• [What is required] From the records below, extract all the text exactly and leave the images behind.

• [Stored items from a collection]
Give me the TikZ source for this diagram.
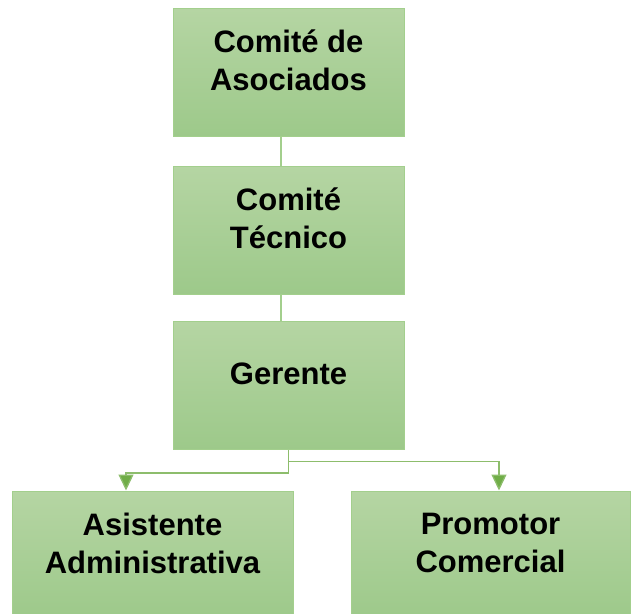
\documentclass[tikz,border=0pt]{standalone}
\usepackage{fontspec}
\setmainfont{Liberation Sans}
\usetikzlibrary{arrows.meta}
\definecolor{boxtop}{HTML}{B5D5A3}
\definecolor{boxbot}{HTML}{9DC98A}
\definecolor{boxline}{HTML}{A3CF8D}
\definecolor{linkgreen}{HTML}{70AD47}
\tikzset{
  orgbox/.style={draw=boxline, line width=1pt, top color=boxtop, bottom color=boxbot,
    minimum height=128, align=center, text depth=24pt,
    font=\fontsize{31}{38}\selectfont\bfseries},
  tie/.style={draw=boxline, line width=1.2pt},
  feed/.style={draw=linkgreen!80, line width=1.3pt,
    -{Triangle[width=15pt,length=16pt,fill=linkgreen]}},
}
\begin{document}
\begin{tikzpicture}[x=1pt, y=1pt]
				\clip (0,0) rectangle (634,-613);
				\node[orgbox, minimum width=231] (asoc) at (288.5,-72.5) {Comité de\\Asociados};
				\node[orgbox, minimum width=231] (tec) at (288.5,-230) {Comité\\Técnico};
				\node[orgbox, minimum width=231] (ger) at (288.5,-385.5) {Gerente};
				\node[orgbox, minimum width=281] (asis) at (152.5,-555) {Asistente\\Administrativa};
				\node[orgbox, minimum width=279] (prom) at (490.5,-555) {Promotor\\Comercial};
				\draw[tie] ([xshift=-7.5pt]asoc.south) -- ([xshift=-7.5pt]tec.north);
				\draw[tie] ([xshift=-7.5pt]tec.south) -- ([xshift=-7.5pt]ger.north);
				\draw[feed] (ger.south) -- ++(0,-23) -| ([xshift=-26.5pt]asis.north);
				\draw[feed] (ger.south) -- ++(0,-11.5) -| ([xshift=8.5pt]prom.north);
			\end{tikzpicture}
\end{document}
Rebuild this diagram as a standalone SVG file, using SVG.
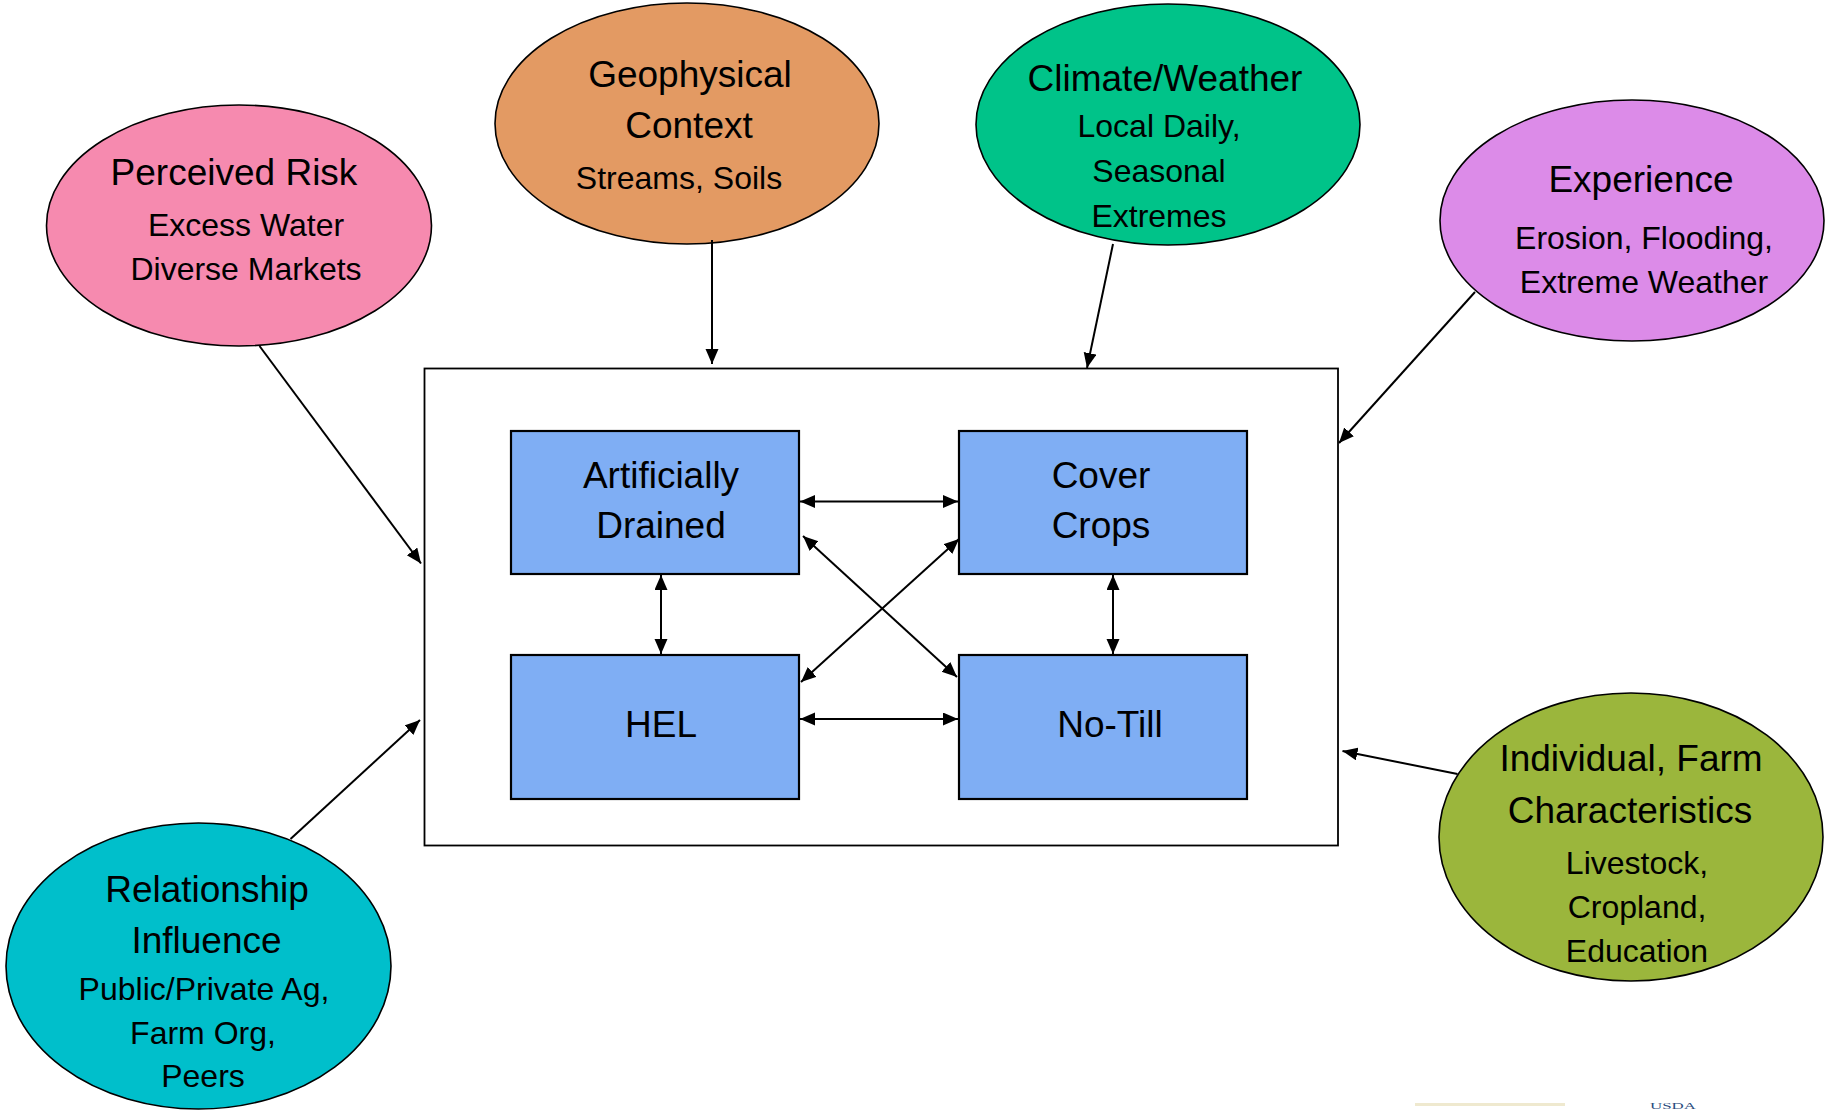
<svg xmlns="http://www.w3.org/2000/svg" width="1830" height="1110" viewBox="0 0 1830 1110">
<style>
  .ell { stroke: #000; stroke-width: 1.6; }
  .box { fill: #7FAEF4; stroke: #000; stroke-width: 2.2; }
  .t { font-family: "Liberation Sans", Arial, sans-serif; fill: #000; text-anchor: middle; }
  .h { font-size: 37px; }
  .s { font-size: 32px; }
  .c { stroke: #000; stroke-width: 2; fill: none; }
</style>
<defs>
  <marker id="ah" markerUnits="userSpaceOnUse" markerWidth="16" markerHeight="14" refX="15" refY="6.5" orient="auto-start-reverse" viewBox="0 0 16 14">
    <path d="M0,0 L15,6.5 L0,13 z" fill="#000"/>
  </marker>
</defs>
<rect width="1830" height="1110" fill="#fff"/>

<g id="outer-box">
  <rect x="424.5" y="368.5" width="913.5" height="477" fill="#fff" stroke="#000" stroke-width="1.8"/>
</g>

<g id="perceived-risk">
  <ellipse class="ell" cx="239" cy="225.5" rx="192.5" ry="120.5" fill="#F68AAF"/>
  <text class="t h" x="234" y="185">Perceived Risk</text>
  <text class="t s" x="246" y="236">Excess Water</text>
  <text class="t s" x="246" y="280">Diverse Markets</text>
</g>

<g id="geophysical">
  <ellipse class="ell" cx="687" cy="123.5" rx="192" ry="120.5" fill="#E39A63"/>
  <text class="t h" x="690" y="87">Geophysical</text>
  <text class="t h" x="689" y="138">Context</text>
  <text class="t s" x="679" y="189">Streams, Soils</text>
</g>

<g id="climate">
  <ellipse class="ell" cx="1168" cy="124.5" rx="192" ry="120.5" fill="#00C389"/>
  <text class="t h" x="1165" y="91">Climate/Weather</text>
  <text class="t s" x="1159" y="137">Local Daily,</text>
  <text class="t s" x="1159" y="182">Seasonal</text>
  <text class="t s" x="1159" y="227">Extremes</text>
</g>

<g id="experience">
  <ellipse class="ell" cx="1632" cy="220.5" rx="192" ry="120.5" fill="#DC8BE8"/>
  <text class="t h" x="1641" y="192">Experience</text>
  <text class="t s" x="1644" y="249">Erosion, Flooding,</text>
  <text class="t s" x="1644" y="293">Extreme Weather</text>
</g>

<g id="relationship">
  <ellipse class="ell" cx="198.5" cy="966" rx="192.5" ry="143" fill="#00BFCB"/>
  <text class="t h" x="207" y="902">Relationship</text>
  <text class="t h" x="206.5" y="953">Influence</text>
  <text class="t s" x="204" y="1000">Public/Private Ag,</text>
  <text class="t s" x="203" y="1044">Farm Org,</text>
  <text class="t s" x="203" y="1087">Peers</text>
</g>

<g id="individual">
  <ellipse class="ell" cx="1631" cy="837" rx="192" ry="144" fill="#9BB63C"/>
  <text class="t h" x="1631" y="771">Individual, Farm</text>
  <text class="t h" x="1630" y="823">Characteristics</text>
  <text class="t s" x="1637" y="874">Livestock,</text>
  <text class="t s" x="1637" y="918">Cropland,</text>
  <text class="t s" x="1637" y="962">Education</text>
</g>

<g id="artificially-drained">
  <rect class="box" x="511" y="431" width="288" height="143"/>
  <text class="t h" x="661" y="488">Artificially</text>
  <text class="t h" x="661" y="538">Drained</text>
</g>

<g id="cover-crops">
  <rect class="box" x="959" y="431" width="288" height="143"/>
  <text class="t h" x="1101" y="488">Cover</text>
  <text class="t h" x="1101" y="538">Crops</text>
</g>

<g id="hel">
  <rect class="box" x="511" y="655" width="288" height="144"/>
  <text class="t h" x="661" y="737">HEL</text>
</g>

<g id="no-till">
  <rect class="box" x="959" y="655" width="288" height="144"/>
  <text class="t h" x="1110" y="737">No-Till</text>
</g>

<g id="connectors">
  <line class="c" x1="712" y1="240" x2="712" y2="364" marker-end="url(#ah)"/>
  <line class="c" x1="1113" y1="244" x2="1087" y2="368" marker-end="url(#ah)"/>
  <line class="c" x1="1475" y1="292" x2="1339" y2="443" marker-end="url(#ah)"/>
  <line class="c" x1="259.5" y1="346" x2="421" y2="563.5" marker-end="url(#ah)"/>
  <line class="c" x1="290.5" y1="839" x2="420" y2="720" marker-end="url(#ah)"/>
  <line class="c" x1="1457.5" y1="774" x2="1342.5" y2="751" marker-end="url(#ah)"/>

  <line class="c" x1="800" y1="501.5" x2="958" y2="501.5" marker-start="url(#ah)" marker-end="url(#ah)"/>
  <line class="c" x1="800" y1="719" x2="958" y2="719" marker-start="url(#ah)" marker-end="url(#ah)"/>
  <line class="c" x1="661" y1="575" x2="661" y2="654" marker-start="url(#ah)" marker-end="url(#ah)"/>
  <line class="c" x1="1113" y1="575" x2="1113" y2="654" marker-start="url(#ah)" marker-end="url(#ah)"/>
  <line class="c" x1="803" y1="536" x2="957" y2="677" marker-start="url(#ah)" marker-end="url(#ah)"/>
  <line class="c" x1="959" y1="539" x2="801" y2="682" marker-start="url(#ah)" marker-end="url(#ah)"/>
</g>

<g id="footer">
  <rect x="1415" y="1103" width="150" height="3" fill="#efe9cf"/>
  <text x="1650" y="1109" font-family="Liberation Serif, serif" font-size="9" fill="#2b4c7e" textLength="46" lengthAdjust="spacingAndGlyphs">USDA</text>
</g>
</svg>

• [Solution for this problem]
Give me the TikZ source for this diagram.
\documentclass[tikz,border=0pt]{standalone}
\usepackage{fontspec}
\setmainfont{Liberation Sans}
\usetikzlibrary{arrows.meta}
\definecolor{boxtop}{HTML}{B5D5A3}
\definecolor{boxbot}{HTML}{9DC98A}
\definecolor{boxline}{HTML}{A3CF8D}
\definecolor{linkgreen}{HTML}{70AD47}
\tikzset{
  orgbox/.style={draw=boxline, line width=1pt, top color=boxtop, bottom color=boxbot,
    minimum height=128, align=center, text depth=24pt,
    font=\fontsize{31}{38}\selectfont\bfseries},
  tie/.style={draw=boxline, line width=1.2pt},
  feed/.style={draw=linkgreen!80, line width=1.3pt,
    -{Triangle[width=15pt,length=16pt,fill=linkgreen]}},
}
\begin{document}
\begin{tikzpicture}[x=1pt, y=1pt]
				\clip (0,0) rectangle (634,-613);
				\node[orgbox, minimum width=231] (asoc) at (288.5,-72.5) {Comité de\\Asociados};
				\node[orgbox, minimum width=231] (tec) at (288.5,-230) {Comité\\Técnico};
				\node[orgbox, minimum width=231] (ger) at (288.5,-385.5) {Gerente};
				\node[orgbox, minimum width=281] (asis) at (152.5,-555) {Asistente\\Administrativa};
				\node[orgbox, minimum width=279] (prom) at (490.5,-555) {Promotor\\Comercial};
				\draw[tie] ([xshift=-7.5pt]asoc.south) -- ([xshift=-7.5pt]tec.north);
				\draw[tie] ([xshift=-7.5pt]tec.south) -- ([xshift=-7.5pt]ger.north);
				\draw[feed] (ger.south) -- ++(0,-23) -| ([xshift=-26.5pt]asis.north);
				\draw[feed] (ger.south) -- ++(0,-11.5) -| ([xshift=8.5pt]prom.north);
			\end{tikzpicture}
\end{document}
Rebuild this diagram as a standalone SVG file, using SVG.
<svg xmlns="http://www.w3.org/2000/svg" width="1830" height="1110" viewBox="0 0 1830 1110">
<style>
  .ell { stroke: #000; stroke-width: 1.6; }
  .box { fill: #7FAEF4; stroke: #000; stroke-width: 2.2; }
  .t { font-family: "Liberation Sans", Arial, sans-serif; fill: #000; text-anchor: middle; }
  .h { font-size: 37px; }
  .s { font-size: 32px; }
  .c { stroke: #000; stroke-width: 2; fill: none; }
</style>
<defs>
  <marker id="ah" markerUnits="userSpaceOnUse" markerWidth="16" markerHeight="14" refX="15" refY="6.5" orient="auto-start-reverse" viewBox="0 0 16 14">
    <path d="M0,0 L15,6.5 L0,13 z" fill="#000"/>
  </marker>
</defs>
<rect width="1830" height="1110" fill="#fff"/>

<g id="outer-box">
  <rect x="424.5" y="368.5" width="913.5" height="477" fill="#fff" stroke="#000" stroke-width="1.8"/>
</g>

<g id="perceived-risk">
  <ellipse class="ell" cx="239" cy="225.5" rx="192.5" ry="120.5" fill="#F68AAF"/>
  <text class="t h" x="234" y="185">Perceived Risk</text>
  <text class="t s" x="246" y="236">Excess Water</text>
  <text class="t s" x="246" y="280">Diverse Markets</text>
</g>

<g id="geophysical">
  <ellipse class="ell" cx="687" cy="123.5" rx="192" ry="120.5" fill="#E39A63"/>
  <text class="t h" x="690" y="87">Geophysical</text>
  <text class="t h" x="689" y="138">Context</text>
  <text class="t s" x="679" y="189">Streams, Soils</text>
</g>

<g id="climate">
  <ellipse class="ell" cx="1168" cy="124.5" rx="192" ry="120.5" fill="#00C389"/>
  <text class="t h" x="1165" y="91">Climate/Weather</text>
  <text class="t s" x="1159" y="137">Local Daily,</text>
  <text class="t s" x="1159" y="182">Seasonal</text>
  <text class="t s" x="1159" y="227">Extremes</text>
</g>

<g id="experience">
  <ellipse class="ell" cx="1632" cy="220.5" rx="192" ry="120.5" fill="#DC8BE8"/>
  <text class="t h" x="1641" y="192">Experience</text>
  <text class="t s" x="1644" y="249">Erosion, Flooding,</text>
  <text class="t s" x="1644" y="293">Extreme Weather</text>
</g>

<g id="relationship">
  <ellipse class="ell" cx="198.5" cy="966" rx="192.5" ry="143" fill="#00BFCB"/>
  <text class="t h" x="207" y="902">Relationship</text>
  <text class="t h" x="206.5" y="953">Influence</text>
  <text class="t s" x="204" y="1000">Public/Private Ag,</text>
  <text class="t s" x="203" y="1044">Farm Org,</text>
  <text class="t s" x="203" y="1087">Peers</text>
</g>

<g id="individual">
  <ellipse class="ell" cx="1631" cy="837" rx="192" ry="144" fill="#9BB63C"/>
  <text class="t h" x="1631" y="771">Individual, Farm</text>
  <text class="t h" x="1630" y="823">Characteristics</text>
  <text class="t s" x="1637" y="874">Livestock,</text>
  <text class="t s" x="1637" y="918">Cropland,</text>
  <text class="t s" x="1637" y="962">Education</text>
</g>

<g id="artificially-drained">
  <rect class="box" x="511" y="431" width="288" height="143"/>
  <text class="t h" x="661" y="488">Artificially</text>
  <text class="t h" x="661" y="538">Drained</text>
</g>

<g id="cover-crops">
  <rect class="box" x="959" y="431" width="288" height="143"/>
  <text class="t h" x="1101" y="488">Cover</text>
  <text class="t h" x="1101" y="538">Crops</text>
</g>

<g id="hel">
  <rect class="box" x="511" y="655" width="288" height="144"/>
  <text class="t h" x="661" y="737">HEL</text>
</g>

<g id="no-till">
  <rect class="box" x="959" y="655" width="288" height="144"/>
  <text class="t h" x="1110" y="737">No-Till</text>
</g>

<g id="connectors">
  <line class="c" x1="712" y1="240" x2="712" y2="364" marker-end="url(#ah)"/>
  <line class="c" x1="1113" y1="244" x2="1087" y2="368" marker-end="url(#ah)"/>
  <line class="c" x1="1475" y1="292" x2="1339" y2="443" marker-end="url(#ah)"/>
  <line class="c" x1="259.5" y1="346" x2="421" y2="563.5" marker-end="url(#ah)"/>
  <line class="c" x1="290.5" y1="839" x2="420" y2="720" marker-end="url(#ah)"/>
  <line class="c" x1="1457.5" y1="774" x2="1342.5" y2="751" marker-end="url(#ah)"/>

  <line class="c" x1="800" y1="501.5" x2="958" y2="501.5" marker-start="url(#ah)" marker-end="url(#ah)"/>
  <line class="c" x1="800" y1="719" x2="958" y2="719" marker-start="url(#ah)" marker-end="url(#ah)"/>
  <line class="c" x1="661" y1="575" x2="661" y2="654" marker-start="url(#ah)" marker-end="url(#ah)"/>
  <line class="c" x1="1113" y1="575" x2="1113" y2="654" marker-start="url(#ah)" marker-end="url(#ah)"/>
  <line class="c" x1="803" y1="536" x2="957" y2="677" marker-start="url(#ah)" marker-end="url(#ah)"/>
  <line class="c" x1="959" y1="539" x2="801" y2="682" marker-start="url(#ah)" marker-end="url(#ah)"/>
</g>

<g id="footer">
  <rect x="1415" y="1103" width="150" height="3" fill="#efe9cf"/>
  <text x="1650" y="1109" font-family="Liberation Serif, serif" font-size="9" fill="#2b4c7e" textLength="46" lengthAdjust="spacingAndGlyphs">USDA</text>
</g>
</svg>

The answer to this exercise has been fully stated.